What was revealed in the document through a quick translation is that: (all words in italics are translations from the document)
- Baby Sang time is like church for little ones.
- It is meant to be ministry to the babies and their parents – a way to embrace them as new members of the church family
- Through the movements, song and experiences it is intended they become familiar with church rituals
The Baby Sang leader also wrote about the fact when one plays with small babies (all of these babies were under one year of age, not yet walking) you learn words are irrelevant and visual effects, touch, and creative movements are meaningful for babies. She wrote about the importance of repetition giving children a sense of belonging and security.
Because Baby Sang is done in the church itself, it gives the experience a different dimension. (I felt this dimension very keenly as I observed.) Like a church service, Baby Sang is done with predictability. It is preparing children to participate in the rituals and routines in the church service.
About the movements around the church, it was explained that – when receiving communion, we move towards the alter, we stand and we kneel to worship God we go away with standing up in the world. In Baby Sang movements around the church are used as well. She wrote we use the room and all of our senses going here and going there, rocking the babies, swaying with the babies…through the Baby Sang movements we are connecting them to the church liturgy. In church we move in time and space with one another and we listen. The church service is created by making time and space for one another and God. It is something -that we do together.
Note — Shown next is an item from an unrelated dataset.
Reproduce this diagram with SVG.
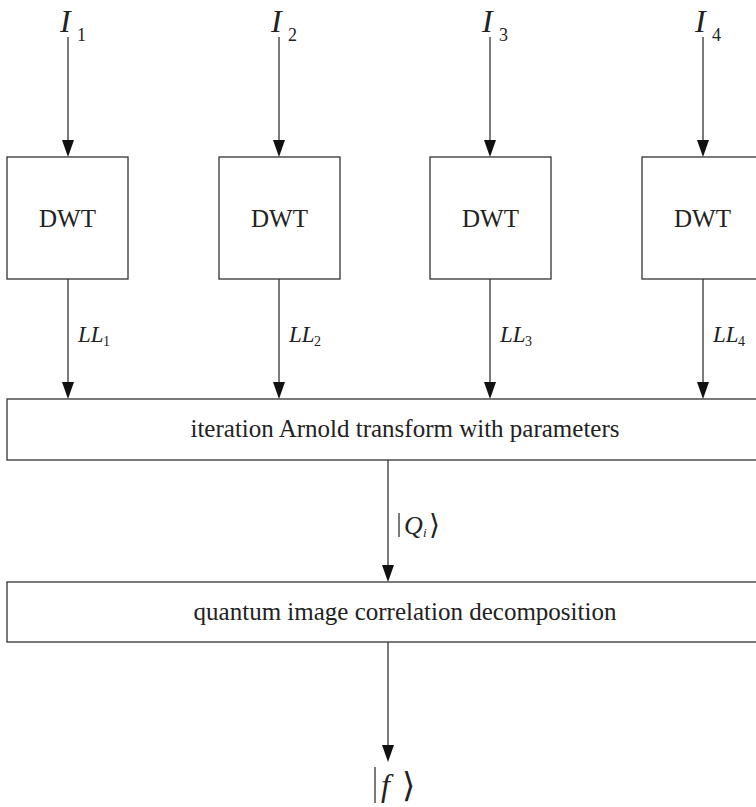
<svg xmlns="http://www.w3.org/2000/svg" width="756" height="807" viewBox="0 0 756 807">
<style>
.box{fill:#fff;stroke:#333;stroke-width:1.3}
.ln{stroke:#333;stroke-width:1.3;fill:none}
.t{font-family:"Liberation Serif","Times New Roman",serif;fill:#222;text-anchor:middle}
.it{font-family:"Liberation Serif","Times New Roman",serif;font-style:italic;fill:#222}
.rm{font-family:"Liberation Serif","DejaVu Serif",serif;fill:#222}
.ah{fill:#111}
</style>
<g id="connectors">
<path class="ln" d="M68,37 V150"/>
<path class="ln" d="M279,37 V150"/>
<path class="ln" d="M490,37 V150"/>
<path class="ln" d="M703,37 V150"/>
<path class="ln" d="M68,279 V392"/>
<path class="ln" d="M279,279 V392"/>
<path class="ln" d="M490,279 V392"/>
<path class="ln" d="M703,279 V392"/>
<path class="ln" d="M388,460 V575"/>
<path class="ln" d="M388,642 V755"/>
<path class="ah" d="M62,140 L74,140 L68,157 Z"/>
<path class="ah" d="M273,140 L285,140 L279,157 Z"/>
<path class="ah" d="M484,140 L496,140 L490,157 Z"/>
<path class="ah" d="M697,140 L709,140 L703,157 Z"/>
<path class="ah" d="M62,382 L74,382 L68,399 Z"/>
<path class="ah" d="M273,382 L285,382 L279,399 Z"/>
<path class="ah" d="M484,382 L496,382 L490,399 Z"/>
<path class="ah" d="M697,382 L709,382 L703,399 Z"/>
<path class="ah" d="M382,565 L394,565 L388,582 Z"/>
<path class="ah" d="M382,745 L394,745 L388,762 Z"/>
</g>
<g id="in1"><text class="it" x="60" y="32" font-size="32">I</text><text class="rm" x="77" y="41" font-size="18">1</text></g>
<g id="in2"><text class="it" x="271" y="32" font-size="32">I</text><text class="rm" x="288" y="41" font-size="18">2</text></g>
<g id="in3"><text class="it" x="482" y="32" font-size="32">I</text><text class="rm" x="499" y="41" font-size="18">3</text></g>
<g id="in4"><text class="it" x="695" y="32" font-size="32">I</text><text class="rm" x="712" y="41" font-size="18">4</text></g>
<g id="dwt1"><rect class="box" x="7" y="157" width="121" height="122"/><text class="t" x="67.5" y="227" font-size="25">DWT</text></g>
<g id="dwt2"><rect class="box" x="219" y="157" width="121" height="122"/><text class="t" x="279.5" y="227" font-size="25">DWT</text></g>
<g id="dwt3"><rect class="box" x="430" y="157" width="121" height="122"/><text class="t" x="490.5" y="227" font-size="25">DWT</text></g>
<g id="dwt4"><rect class="box" x="642" y="157" width="121" height="122"/><text class="t" x="702.5" y="227" font-size="25">DWT</text></g>
<g id="ll1"><text class="it" x="78" y="342" font-size="23">LL</text><text class="rm" x="103" y="346" font-size="14">1</text></g>
<g id="ll2"><text class="it" x="289" y="342" font-size="23">LL</text><text class="rm" x="314" y="346" font-size="14">2</text></g>
<g id="ll3"><text class="it" x="500" y="342" font-size="23">LL</text><text class="rm" x="525" y="346" font-size="14">3</text></g>
<g id="ll4"><text class="it" x="713" y="342" font-size="23">LL</text><text class="rm" x="738" y="346" font-size="14">4</text></g>
<g id="arnold"><rect class="box" x="7" y="399" width="800" height="61"/><text class="t" x="405" y="437" font-size="25">iteration Arnold transform with parameters</text></g>
<g id="qlabel"><path class="ln" d="M399,513 V537"/><text class="it" x="404" y="534" font-size="26">Q</text><text class="it" x="423" y="537" font-size="13">i</text><text class="rm" x="429" y="534" font-size="28">⟩</text></g>
<g id="qicd"><rect class="box" x="7" y="582" width="800" height="60"/><text class="t" x="405" y="620" font-size="25">quantum image correlation decomposition</text></g>
<g id="out"><path class="ln" d="M375,767 V803"/><text class="it" x="381" y="796" font-size="32">f</text><text class="rm" x="402" y="797" font-size="34">⟩</text></g>
</svg>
If you are not used to it it can be like a game….not knowing how to move a person becomes passive and feels foreign. (Baby Sang familiarizes both children and parents to these rituals)
When parents come to Baby Sang they get a positive experience by meeting each other think and find it is fun to do things together with their babies She described that one must completely enter Baby Sang with your heart and your mind. …This experience for the baby can be beautiful and fascinating for a child. (it was both!) We have to practice our faith to learn our faith.
I was so impressed with the music and the rituals. What a fabulous way for the church to welcome newborns and their parents. It is another way the Norwegian culture supports families starting with the very youngest.